§ **TASK GOAL**
Check each line of the records below and collect those holding "this".

- - - -

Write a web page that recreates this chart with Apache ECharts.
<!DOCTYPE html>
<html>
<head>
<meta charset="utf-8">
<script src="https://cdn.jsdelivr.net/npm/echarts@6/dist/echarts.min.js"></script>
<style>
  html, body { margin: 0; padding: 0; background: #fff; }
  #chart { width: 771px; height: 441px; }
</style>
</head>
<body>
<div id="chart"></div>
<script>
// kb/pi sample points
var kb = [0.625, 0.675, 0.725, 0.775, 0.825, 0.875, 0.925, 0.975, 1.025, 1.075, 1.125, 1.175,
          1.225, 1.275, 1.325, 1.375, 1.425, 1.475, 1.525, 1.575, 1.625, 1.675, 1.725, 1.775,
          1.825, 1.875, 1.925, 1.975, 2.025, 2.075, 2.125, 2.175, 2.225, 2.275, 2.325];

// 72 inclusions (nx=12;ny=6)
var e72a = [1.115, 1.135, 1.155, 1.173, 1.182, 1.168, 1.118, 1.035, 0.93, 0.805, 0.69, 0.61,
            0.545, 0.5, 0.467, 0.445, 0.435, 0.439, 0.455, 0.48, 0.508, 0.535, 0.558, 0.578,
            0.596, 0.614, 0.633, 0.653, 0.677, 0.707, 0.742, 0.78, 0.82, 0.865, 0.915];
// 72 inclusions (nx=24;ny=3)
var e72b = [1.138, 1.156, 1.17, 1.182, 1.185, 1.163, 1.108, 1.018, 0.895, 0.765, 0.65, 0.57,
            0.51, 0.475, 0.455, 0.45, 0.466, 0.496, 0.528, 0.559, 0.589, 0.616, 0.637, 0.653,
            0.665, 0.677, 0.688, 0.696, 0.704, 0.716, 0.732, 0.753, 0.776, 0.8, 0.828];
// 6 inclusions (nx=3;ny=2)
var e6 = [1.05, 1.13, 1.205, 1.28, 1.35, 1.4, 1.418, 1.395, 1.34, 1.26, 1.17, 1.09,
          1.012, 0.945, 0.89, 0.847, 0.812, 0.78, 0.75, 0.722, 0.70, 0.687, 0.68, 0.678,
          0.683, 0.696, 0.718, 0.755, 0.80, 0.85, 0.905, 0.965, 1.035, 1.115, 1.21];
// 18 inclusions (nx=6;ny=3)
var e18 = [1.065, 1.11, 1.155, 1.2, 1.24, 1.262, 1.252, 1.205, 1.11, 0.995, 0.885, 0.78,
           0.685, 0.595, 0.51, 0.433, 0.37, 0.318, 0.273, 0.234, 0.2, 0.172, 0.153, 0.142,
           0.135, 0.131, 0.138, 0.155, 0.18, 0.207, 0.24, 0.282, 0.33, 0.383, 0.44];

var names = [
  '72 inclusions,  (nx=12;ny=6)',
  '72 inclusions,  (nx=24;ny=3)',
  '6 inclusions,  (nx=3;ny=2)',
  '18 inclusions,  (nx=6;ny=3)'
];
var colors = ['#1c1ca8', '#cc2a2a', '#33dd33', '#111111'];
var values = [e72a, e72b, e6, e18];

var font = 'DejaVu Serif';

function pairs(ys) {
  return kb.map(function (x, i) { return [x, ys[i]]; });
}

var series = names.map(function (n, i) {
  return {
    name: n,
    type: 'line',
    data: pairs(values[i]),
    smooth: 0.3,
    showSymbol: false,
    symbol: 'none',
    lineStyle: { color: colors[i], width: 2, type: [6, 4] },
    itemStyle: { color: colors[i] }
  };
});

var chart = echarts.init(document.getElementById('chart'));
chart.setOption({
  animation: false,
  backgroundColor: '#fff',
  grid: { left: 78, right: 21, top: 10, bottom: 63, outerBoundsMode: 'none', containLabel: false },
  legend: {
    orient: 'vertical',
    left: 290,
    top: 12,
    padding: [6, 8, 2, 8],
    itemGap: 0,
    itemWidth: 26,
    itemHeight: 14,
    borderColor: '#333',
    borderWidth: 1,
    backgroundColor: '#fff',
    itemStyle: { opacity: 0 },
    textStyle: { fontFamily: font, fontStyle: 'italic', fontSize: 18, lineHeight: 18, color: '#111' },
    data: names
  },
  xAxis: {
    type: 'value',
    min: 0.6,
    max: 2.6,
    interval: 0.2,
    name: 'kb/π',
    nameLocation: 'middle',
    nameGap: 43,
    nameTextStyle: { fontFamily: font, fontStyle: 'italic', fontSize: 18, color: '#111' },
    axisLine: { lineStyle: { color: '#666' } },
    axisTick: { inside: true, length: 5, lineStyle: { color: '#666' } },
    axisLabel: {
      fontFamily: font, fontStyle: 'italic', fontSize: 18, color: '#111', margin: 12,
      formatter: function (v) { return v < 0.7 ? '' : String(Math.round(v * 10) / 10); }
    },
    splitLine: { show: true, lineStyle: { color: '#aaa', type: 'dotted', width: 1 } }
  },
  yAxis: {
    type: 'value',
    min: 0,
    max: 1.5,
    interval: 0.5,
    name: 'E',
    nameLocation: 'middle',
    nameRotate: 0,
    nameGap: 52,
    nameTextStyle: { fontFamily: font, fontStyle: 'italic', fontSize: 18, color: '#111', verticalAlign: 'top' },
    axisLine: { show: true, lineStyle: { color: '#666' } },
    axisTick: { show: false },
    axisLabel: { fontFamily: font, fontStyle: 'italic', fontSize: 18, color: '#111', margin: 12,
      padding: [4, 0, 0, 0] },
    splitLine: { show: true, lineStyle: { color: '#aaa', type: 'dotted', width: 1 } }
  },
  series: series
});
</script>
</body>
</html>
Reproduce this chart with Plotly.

- - - -

§ **EXERCISE SOLUTION**
Write a web page that recreates this chart with Apache ECharts.
Reproduce this chart with Plotly.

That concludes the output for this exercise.